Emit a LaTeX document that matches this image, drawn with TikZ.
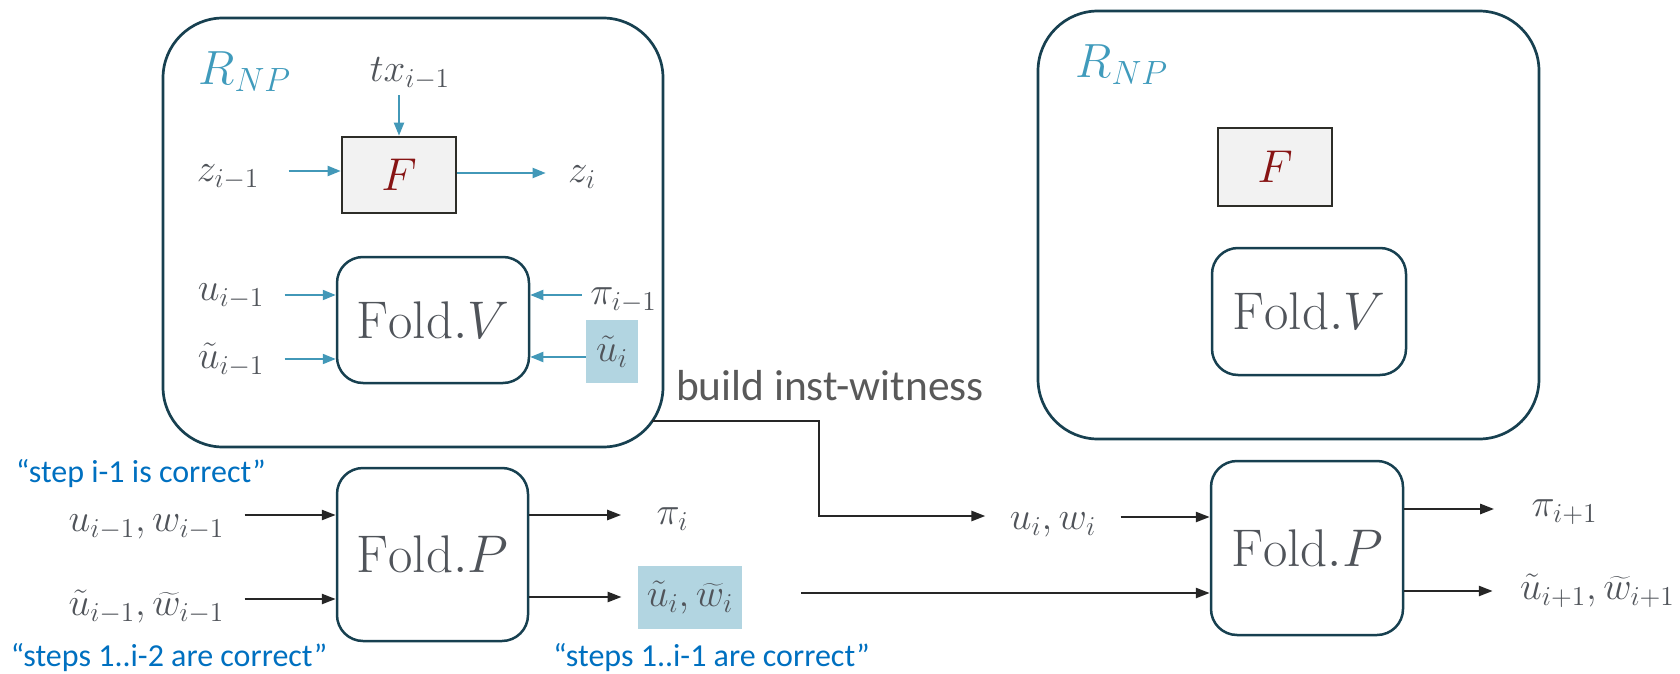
\RequirePackage{fix-cm}
\documentclass[tikz,border=0pt]{standalone}
\usepackage{fontspec}
\newfontfamily\notefont{Carlito}
\usetikzlibrary{arrows.meta,calc}

\definecolor{framec}{RGB}{23,64,80}
\definecolor{cyanc}{RGB}{66,152,184}
\definecolor{rnpc}{RGB}{64,155,188}
\definecolor{fred}{RGB}{135,20,20}
\definecolor{fdraw}{RGB}{45,45,40}
\definecolor{ffill}{RGB}{242,242,242}
\definecolor{hilite}{RGB}{178,213,225}
\definecolor{inkc}{RGB}{80,84,90}
\definecolor{notec}{RGB}{0,112,192}
\definecolor{darkc}{RGB}{38,38,38}
\definecolor{graytext}{RGB}{89,89,89}

\tikzset{
  outerbox/.style={draw=framec, line width=1.35pt, rounded corners=30pt, inner sep=0pt},
  foldbox/.style={draw=framec, line width=1.25pt, rounded corners=13pt, inner sep=0pt,
    text=inkc, font=\fontsize{26.5}{30}\selectfont},
  fnbox/.style={draw=fdraw, fill=ffill, line width=1.3pt, inner sep=0pt,
    text=fred, font=\fontsize{23}{26}\selectfont},
  lab/.style={text=inkc, font=\fontsize{19.5}{22}\selectfont, inner ysep=1pt},
  hl/.style={fill=hilite, inner sep=0pt, text=inkc, font=\fontsize{19.5}{22}\selectfont},
  rnp/.style={text=rnpc, font=\fontsize{24}{28}\selectfont, inner sep=0pt},
  claim/.style={text=notec, font=\notefont\fontsize{16}{19}\selectfont, inner sep=0pt},
  steplabel/.style={text=graytext, font=\notefont\fontsize{21.7}{25}\selectfont, inner sep=0pt},
  cyanarr/.style={draw=cyanc, line width=1pt, -{Triangle[length=6.5pt,width=5pt]}},
  blackarr/.style={draw=darkc, line width=1.25pt, -{Triangle[length=7pt,width=5pt]}},
}

\begin{document}
\begin{tikzpicture}[x=0.5pt,y=-0.5pt]
\useasboundingbox (0,0) rectangle (1680,674);

% R_NP circuits
\node[outerbox, minimum width=250pt, minimum height=214.5pt] (LB) at (413,232.5) {};
\node[outerbox, minimum width=250.5pt, minimum height=214pt] (RB) at (1288.5,225) {};
\node[rnp] (rnpL) at (245,72) {$R_{NP}$};
\node[rnp] (rnpR) at (1122,65) {$R_{NP}$};

% step function and folding verifier inside each circuit
\node[fnbox, minimum width=57pt, minimum height=38pt] (FL) at (399,175) {$F$};
\node[fnbox, minimum width=57pt, minimum height=39pt] (FR) at (1275,167) {$F$};
\node[foldbox, minimum width=96pt, minimum height=63pt] (FVL) at (433,320) {$\mathrm{Fold.}V$};
\node[foldbox, minimum width=97pt, minimum height=63.5pt] (FVR) at (1309,311.5) {$\mathrm{Fold.}V$};

% folding provers
\node[foldbox, minimum width=95.5pt, minimum height=86.5pt] (FPL) at (432.5,554.5) {$\mathrm{Fold.}P$};
\node[foldbox, minimum width=96pt, minimum height=87pt] (FPR) at (1307,548) {$\mathrm{Fold.}P$};

% inputs and outputs of the left circuit
\node[lab, inner ysep=2.5pt] (tx) at (410,74) {$tx_{i-1}$};
\node[lab, inner xsep=14.5pt] (zim1) at (228,177) {$z_{i-1}$};
\node[lab, inner xsep=11pt] (zi) at (582,177) {$z_i$};
\node[lab, inner xsep=10pt] (um1) at (231,296) {$u_{i-1}$};
\node[lab, inner xsep=10pt] (tum1) at (231,360) {$\tilde u_{i-1}$};
\node[lab, inner xsep=4pt] (pim1) at (623.5,300) {$\pi_{i-1}$};
\node[hl, minimum width=26pt, minimum height=31.5pt] (tui) at (612,351.5) {$\tilde u_i$};

\draw[cyanarr] (tx.south -| FL.north) -- (FL.north);
\draw[cyanarr] (zim1.east |- 0,171) -- (FL.west |- 0,171);
\draw[cyanarr] (FL.east |- 0,173) -- (zi.west |- 0,173);
\draw[cyanarr] (um1.east |- 0,295) -- (FVL.west |- 0,295);
\draw[cyanarr] (tum1.east |- 0,359) -- (FVL.west |- 0,359);
\draw[cyanarr] (pim1.west |- 0,295) -- (FVL.east |- 0,295);
\draw[cyanarr] (tui.west |- 0,357) -- (FVL.east |- 0,357);

% prover inputs, outputs and claims
\node[claim] (c1) at (141,474) {“step i-1 is correct”};
\node[claim] (c2) at (169,658) {“steps 1..i-2 are correct”};
\node[claim] (c3) at (711.5,658) {“steps 1..i-1 are correct”};
\node[lab, inner xsep=10pt] (uw1) at (146.5,527) {$u_{i-1},w_{i-1}$};
\node[lab, inner xsep=10pt] (tuw1) at (146.5,607) {$\tilde u_{i-1},\widetilde w_{i-1}$};
\node[lab, inner xsep=17.5pt] (pii) at (672.5,519) {$\pi_i$};
\node[hl, minimum width=52pt, minimum height=31.5pt] (tuwi) at (690,597.5) {$\tilde u_i,\widetilde w_i$};
\node[lab, inner xsep=12pt] (uwi) at (1053,525) {$u_i,w_i$};
\node[lab, inner xsep=18.5pt] (pip1) at (1564.5,512) {$\pi_{i+1}$};
\node[lab, inner xsep=13.5pt] (tuwp1) at (1597.5,591) {$\tilde u_{i+1},\widetilde w_{i+1}$};
\node[steplabel] (bil) at (830,386) {build inst-witness};

\draw[blackarr] (uw1.east |- 0,515) -- (FPL.west |- 0,515);
\draw[blackarr] (tuw1.east |- 0,599) -- (FPL.west |- 0,599);
\draw[blackarr] (FPL.east |- 0,515) -- (pii.west |- 0,515);
\draw[blackarr, shorten >=8pt] (FPL.east |- 0,597) -- (tuwi.west |- 0,597);

\coordinate (bwout) at (652,421);
\draw[blackarr] (bwout) -- (819,421) -- (819,516) -- (uwi.west |- 0,516);
\draw[blackarr] (uwi.east |- 0,517) -- (FPR.west |- 0,517);
\coordinate (tail) at (801,593);
\draw[blackarr] (tail) -- (FPR.west |- tail);
\draw[blackarr] (FPR.east |- 0,509) -- (pip1.west |- 0,509);
\draw[blackarr] (FPR.east |- 0,591) -- (tuwp1.west |- 0,591);
\end{tikzpicture}
\end{document}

■ ■ ■

- Task description
Give every line back word for word and leave the pictures out.

- The answer
Emit a LaTeX document that matches this image, drawn with TikZ.
\RequirePackage{fix-cm}
\documentclass[tikz,border=0pt]{standalone}
\usepackage{fontspec}
\newfontfamily\notefont{Carlito}
\usetikzlibrary{arrows.meta,calc}

\definecolor{framec}{RGB}{23,64,80}
\definecolor{cyanc}{RGB}{66,152,184}
\definecolor{rnpc}{RGB}{64,155,188}
\definecolor{fred}{RGB}{135,20,20}
\definecolor{fdraw}{RGB}{45,45,40}
\definecolor{ffill}{RGB}{242,242,242}
\definecolor{hilite}{RGB}{178,213,225}
\definecolor{inkc}{RGB}{80,84,90}
\definecolor{notec}{RGB}{0,112,192}
\definecolor{darkc}{RGB}{38,38,38}
\definecolor{graytext}{RGB}{89,89,89}

\tikzset{
  outerbox/.style={draw=framec, line width=1.35pt, rounded corners=30pt, inner sep=0pt},
  foldbox/.style={draw=framec, line width=1.25pt, rounded corners=13pt, inner sep=0pt,
    text=inkc, font=\fontsize{26.5}{30}\selectfont},
  fnbox/.style={draw=fdraw, fill=ffill, line width=1.3pt, inner sep=0pt,
    text=fred, font=\fontsize{23}{26}\selectfont},
  lab/.style={text=inkc, font=\fontsize{19.5}{22}\selectfont, inner ysep=1pt},
  hl/.style={fill=hilite, inner sep=0pt, text=inkc, font=\fontsize{19.5}{22}\selectfont},
  rnp/.style={text=rnpc, font=\fontsize{24}{28}\selectfont, inner sep=0pt},
  claim/.style={text=notec, font=\notefont\fontsize{16}{19}\selectfont, inner sep=0pt},
  steplabel/.style={text=graytext, font=\notefont\fontsize{21.7}{25}\selectfont, inner sep=0pt},
  cyanarr/.style={draw=cyanc, line width=1pt, -{Triangle[length=6.5pt,width=5pt]}},
  blackarr/.style={draw=darkc, line width=1.25pt, -{Triangle[length=7pt,width=5pt]}},
}

\begin{document}
\begin{tikzpicture}[x=0.5pt,y=-0.5pt]
\useasboundingbox (0,0) rectangle (1680,674);

% R_NP circuits
\node[outerbox, minimum width=250pt, minimum height=214.5pt] (LB) at (413,232.5) {};
\node[outerbox, minimum width=250.5pt, minimum height=214pt] (RB) at (1288.5,225) {};
\node[rnp] (rnpL) at (245,72) {$R_{NP}$};
\node[rnp] (rnpR) at (1122,65) {$R_{NP}$};

% step function and folding verifier inside each circuit
\node[fnbox, minimum width=57pt, minimum height=38pt] (FL) at (399,175) {$F$};
\node[fnbox, minimum width=57pt, minimum height=39pt] (FR) at (1275,167) {$F$};
\node[foldbox, minimum width=96pt, minimum height=63pt] (FVL) at (433,320) {$\mathrm{Fold.}V$};
\node[foldbox, minimum width=97pt, minimum height=63.5pt] (FVR) at (1309,311.5) {$\mathrm{Fold.}V$};

% folding provers
\node[foldbox, minimum width=95.5pt, minimum height=86.5pt] (FPL) at (432.5,554.5) {$\mathrm{Fold.}P$};
\node[foldbox, minimum width=96pt, minimum height=87pt] (FPR) at (1307,548) {$\mathrm{Fold.}P$};

% inputs and outputs of the left circuit
\node[lab, inner ysep=2.5pt] (tx) at (410,74) {$tx_{i-1}$};
\node[lab, inner xsep=14.5pt] (zim1) at (228,177) {$z_{i-1}$};
\node[lab, inner xsep=11pt] (zi) at (582,177) {$z_i$};
\node[lab, inner xsep=10pt] (um1) at (231,296) {$u_{i-1}$};
\node[lab, inner xsep=10pt] (tum1) at (231,360) {$\tilde u_{i-1}$};
\node[lab, inner xsep=4pt] (pim1) at (623.5,300) {$\pi_{i-1}$};
\node[hl, minimum width=26pt, minimum height=31.5pt] (tui) at (612,351.5) {$\tilde u_i$};

\draw[cyanarr] (tx.south -| FL.north) -- (FL.north);
\draw[cyanarr] (zim1.east |- 0,171) -- (FL.west |- 0,171);
\draw[cyanarr] (FL.east |- 0,173) -- (zi.west |- 0,173);
\draw[cyanarr] (um1.east |- 0,295) -- (FVL.west |- 0,295);
\draw[cyanarr] (tum1.east |- 0,359) -- (FVL.west |- 0,359);
\draw[cyanarr] (pim1.west |- 0,295) -- (FVL.east |- 0,295);
\draw[cyanarr] (tui.west |- 0,357) -- (FVL.east |- 0,357);

% prover inputs, outputs and claims
\node[claim] (c1) at (141,474) {“step i-1 is correct”};
\node[claim] (c2) at (169,658) {“steps 1..i-2 are correct”};
\node[claim] (c3) at (711.5,658) {“steps 1..i-1 are correct”};
\node[lab, inner xsep=10pt] (uw1) at (146.5,527) {$u_{i-1},w_{i-1}$};
\node[lab, inner xsep=10pt] (tuw1) at (146.5,607) {$\tilde u_{i-1},\widetilde w_{i-1}$};
\node[lab, inner xsep=17.5pt] (pii) at (672.5,519) {$\pi_i$};
\node[hl, minimum width=52pt, minimum height=31.5pt] (tuwi) at (690,597.5) {$\tilde u_i,\widetilde w_i$};
\node[lab, inner xsep=12pt] (uwi) at (1053,525) {$u_i,w_i$};
\node[lab, inner xsep=18.5pt] (pip1) at (1564.5,512) {$\pi_{i+1}$};
\node[lab, inner xsep=13.5pt] (tuwp1) at (1597.5,591) {$\tilde u_{i+1},\widetilde w_{i+1}$};
\node[steplabel] (bil) at (830,386) {build inst-witness};

\draw[blackarr] (uw1.east |- 0,515) -- (FPL.west |- 0,515);
\draw[blackarr] (tuw1.east |- 0,599) -- (FPL.west |- 0,599);
\draw[blackarr] (FPL.east |- 0,515) -- (pii.west |- 0,515);
\draw[blackarr, shorten >=8pt] (FPL.east |- 0,597) -- (tuwi.west |- 0,597);

\coordinate (bwout) at (652,421);
\draw[blackarr] (bwout) -- (819,421) -- (819,516) -- (uwi.west |- 0,516);
\draw[blackarr] (uwi.east |- 0,517) -- (FPR.west |- 0,517);
\coordinate (tail) at (801,593);
\draw[blackarr] (tail) -- (FPR.west |- tail);
\draw[blackarr] (FPR.east |- 0,509) -- (pip1.west |- 0,509);
\draw[blackarr] (FPR.east |- 0,591) -- (tuwp1.west |- 0,591);
\end{tikzpicture}
\end{document}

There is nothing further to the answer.